Ležáky (Czech pronunciation: [ˈlɛʒaːkɪ], German: Ležak, from 1939: Lezaky), in the Miřetice municipality, was a village in Czechoslovakia. During the German occupation of Czechoslovakia, it was razed by Nazi forces as reprisal for Reich Protector Reinhard Heydrich's assassination in late spring 1942.[1]
Ležáky was inhabited by poor stonecutters and cottagers living in eight houses near the mill. The village was named after the Ležák rivulet.
Beginning 24 September 1941, SS-Obergruppenführer and General of Police Reinhard Heydrich was Acting Reichsprotektor for the Nazi Protectorate of Bohemia and Moravia.[2] The area had been occupied by Nazi Germany since 5 April 1939.[2]
In December 1941, several Allied paratroopers were dropped into the region. Some were sent to assassinate Reinhard Heydrich in an action known as Operation Anthropoid. Another group was part of Operation Silver A. Several Ležáky residents helped the latter group by providing a hiding place for their radio set.[3]
On the morning of 27 May 1942, Heydrich's car was attacked by Jozef Gabčík and Jan Kubiš, Czech and Slovak soldiers acting for the Czechoslovak government-in-exile.[4] Heydrich died of his injuries on 4 June 1942.
After the assassination, the Nazis imposed martial law. On 10 June, the village of Lidice was razed and all male inhabitants aged 14 to 84 were shot. Lidice was selected because its residents were falsely accused of harbouring local resistance partisans and aiding Operation Anthropoid team members.[5]
Gestapo agents found a radio transmitter in Ležáky, which belonged to Operation Silver A.[6] Alfréd Bartoš, the leader of resistance group Silver A, killed himself shortly thereafter. While not everyone in Lidice had been killed, Gerhard Clages, the commander of the Gestapo in Pardubice, urged the SS to be merciless in Ležáky. He organized a massacre.

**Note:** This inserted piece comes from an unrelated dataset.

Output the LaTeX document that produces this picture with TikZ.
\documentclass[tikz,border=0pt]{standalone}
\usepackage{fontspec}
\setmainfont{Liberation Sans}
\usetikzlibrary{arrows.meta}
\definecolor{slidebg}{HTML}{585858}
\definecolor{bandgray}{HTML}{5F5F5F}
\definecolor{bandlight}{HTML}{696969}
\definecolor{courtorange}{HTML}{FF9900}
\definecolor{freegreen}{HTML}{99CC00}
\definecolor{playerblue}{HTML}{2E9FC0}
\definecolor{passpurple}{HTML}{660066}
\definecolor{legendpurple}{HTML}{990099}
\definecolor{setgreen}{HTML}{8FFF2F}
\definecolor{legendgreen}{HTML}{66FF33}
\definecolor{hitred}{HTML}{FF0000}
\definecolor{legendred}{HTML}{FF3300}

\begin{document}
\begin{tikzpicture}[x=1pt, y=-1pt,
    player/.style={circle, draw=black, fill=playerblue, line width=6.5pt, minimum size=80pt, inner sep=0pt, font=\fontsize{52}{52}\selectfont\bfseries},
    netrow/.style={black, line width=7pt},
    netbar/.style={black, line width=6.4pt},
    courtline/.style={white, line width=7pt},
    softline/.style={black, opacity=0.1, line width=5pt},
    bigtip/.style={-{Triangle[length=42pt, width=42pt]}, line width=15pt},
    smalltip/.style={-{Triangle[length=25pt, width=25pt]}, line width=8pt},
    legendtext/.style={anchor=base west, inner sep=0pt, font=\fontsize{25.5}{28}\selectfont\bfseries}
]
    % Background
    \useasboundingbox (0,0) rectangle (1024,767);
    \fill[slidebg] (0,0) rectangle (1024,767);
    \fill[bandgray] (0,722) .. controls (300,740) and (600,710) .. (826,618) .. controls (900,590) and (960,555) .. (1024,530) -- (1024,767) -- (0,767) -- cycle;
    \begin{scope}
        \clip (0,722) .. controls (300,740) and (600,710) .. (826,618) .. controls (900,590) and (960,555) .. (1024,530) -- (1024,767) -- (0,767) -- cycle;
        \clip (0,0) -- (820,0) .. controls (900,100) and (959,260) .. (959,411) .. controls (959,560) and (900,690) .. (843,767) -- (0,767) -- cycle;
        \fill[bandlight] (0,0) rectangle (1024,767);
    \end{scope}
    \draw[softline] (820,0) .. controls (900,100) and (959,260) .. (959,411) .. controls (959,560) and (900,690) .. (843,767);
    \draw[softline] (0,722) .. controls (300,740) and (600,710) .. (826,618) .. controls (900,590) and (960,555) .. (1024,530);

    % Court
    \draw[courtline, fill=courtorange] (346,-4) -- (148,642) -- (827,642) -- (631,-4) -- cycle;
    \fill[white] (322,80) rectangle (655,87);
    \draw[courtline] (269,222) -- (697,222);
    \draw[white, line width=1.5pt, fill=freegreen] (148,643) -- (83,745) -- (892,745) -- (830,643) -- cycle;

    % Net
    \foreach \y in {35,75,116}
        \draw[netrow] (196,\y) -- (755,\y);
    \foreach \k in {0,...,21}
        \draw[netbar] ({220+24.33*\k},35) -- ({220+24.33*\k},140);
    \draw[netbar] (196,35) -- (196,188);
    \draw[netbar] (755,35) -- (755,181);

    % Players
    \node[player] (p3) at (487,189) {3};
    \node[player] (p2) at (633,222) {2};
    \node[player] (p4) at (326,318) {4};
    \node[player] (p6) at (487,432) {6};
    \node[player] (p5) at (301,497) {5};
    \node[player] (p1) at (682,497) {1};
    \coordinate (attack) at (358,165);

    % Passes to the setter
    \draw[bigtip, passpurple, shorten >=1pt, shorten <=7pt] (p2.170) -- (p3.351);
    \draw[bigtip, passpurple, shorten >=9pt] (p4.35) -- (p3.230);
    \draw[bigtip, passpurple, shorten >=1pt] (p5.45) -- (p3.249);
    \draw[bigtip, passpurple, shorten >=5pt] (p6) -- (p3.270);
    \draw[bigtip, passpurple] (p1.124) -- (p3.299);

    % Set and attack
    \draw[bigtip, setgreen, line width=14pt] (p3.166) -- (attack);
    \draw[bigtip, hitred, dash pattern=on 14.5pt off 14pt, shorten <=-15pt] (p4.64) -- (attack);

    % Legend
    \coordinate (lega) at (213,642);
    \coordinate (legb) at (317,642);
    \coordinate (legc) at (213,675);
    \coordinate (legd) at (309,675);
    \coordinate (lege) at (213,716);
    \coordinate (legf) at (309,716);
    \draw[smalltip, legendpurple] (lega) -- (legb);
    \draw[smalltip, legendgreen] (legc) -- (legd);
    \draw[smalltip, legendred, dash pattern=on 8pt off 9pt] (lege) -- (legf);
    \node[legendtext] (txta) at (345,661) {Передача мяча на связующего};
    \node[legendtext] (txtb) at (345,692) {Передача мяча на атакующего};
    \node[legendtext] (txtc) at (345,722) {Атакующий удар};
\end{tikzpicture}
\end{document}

In the early afternoon of 24 June, Ležáky was surrounded by 150 Gestapo men under the command of Clages, 30 Czech collaborators, and over 300 other SS men. They removed all inhabitants, and the village was destroyed. All 33 adults (both men and women) were shot.[6] Only 13 children were spared. A 26 June press release announced the outcome. In mid-December 1943, the Ležáky ruins were removed by 65 men from Nazi work camps.[7][8]
Of the 13 children, sisters Jarmila and Marie Šťulík were selected for "Germanization"; both were located and returned to their families after the war. The remaining 11 children were sent to the Chełmno extermination camp, where they were gassed in summer 1942, together with one girl from Lidice.[7]

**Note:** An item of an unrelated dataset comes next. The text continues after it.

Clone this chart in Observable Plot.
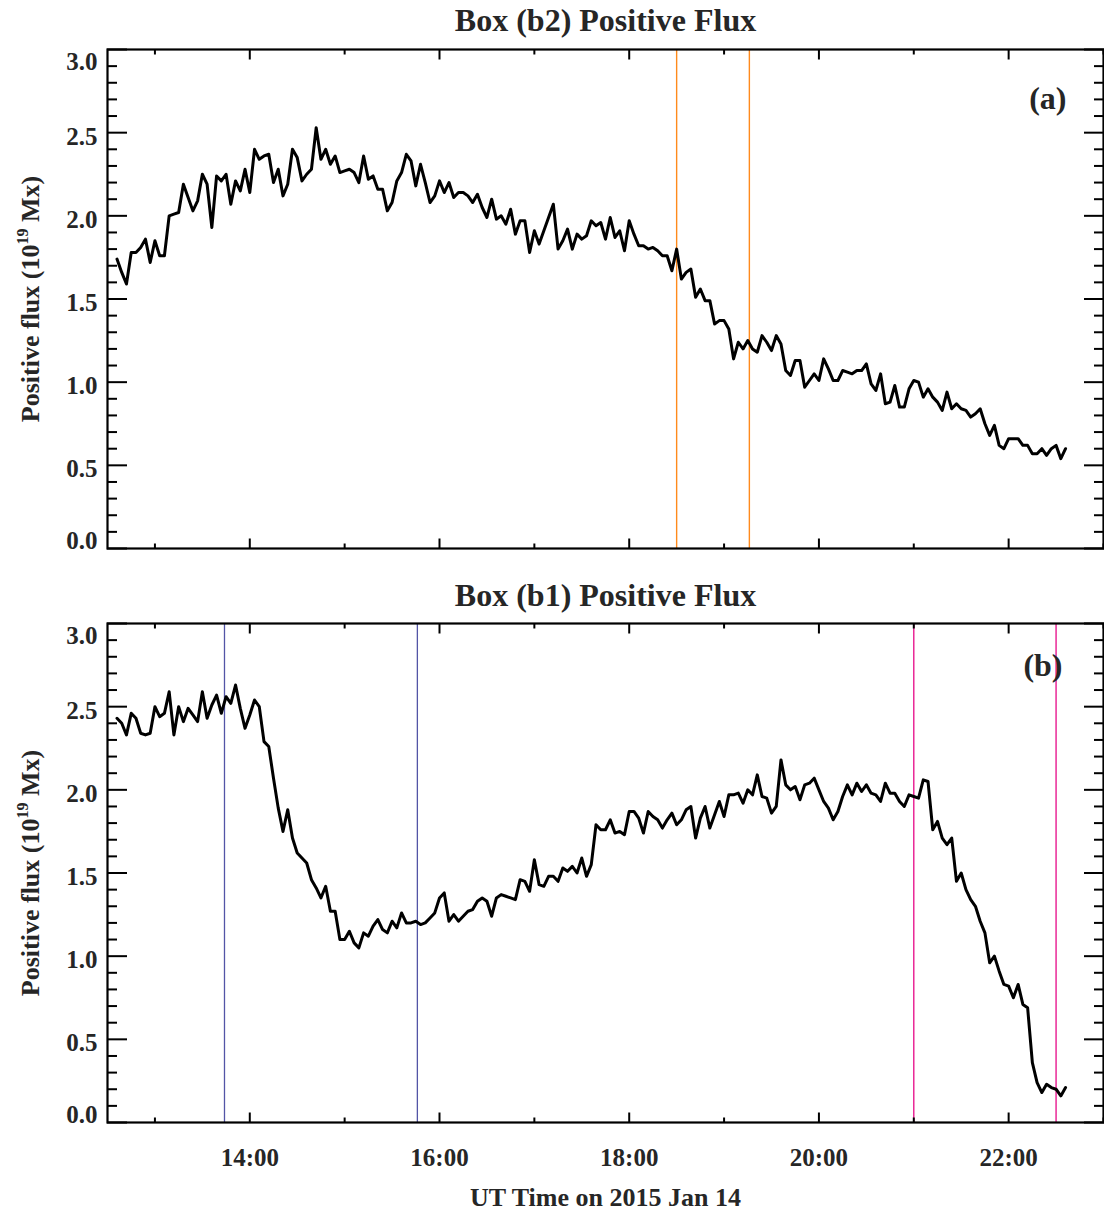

Unlike Lidice, Ležáky was not rebuilt after the war; only memorials remain today.
On 1 September 1942, Clages was promoted to Hauptsturmführer for organizing the massacre. He was then promoted to Sturmbannführer on 9 November 1944. However, that promotion was posthumous; Clages had been killed in action in Hungary on 15 October 1944.[8]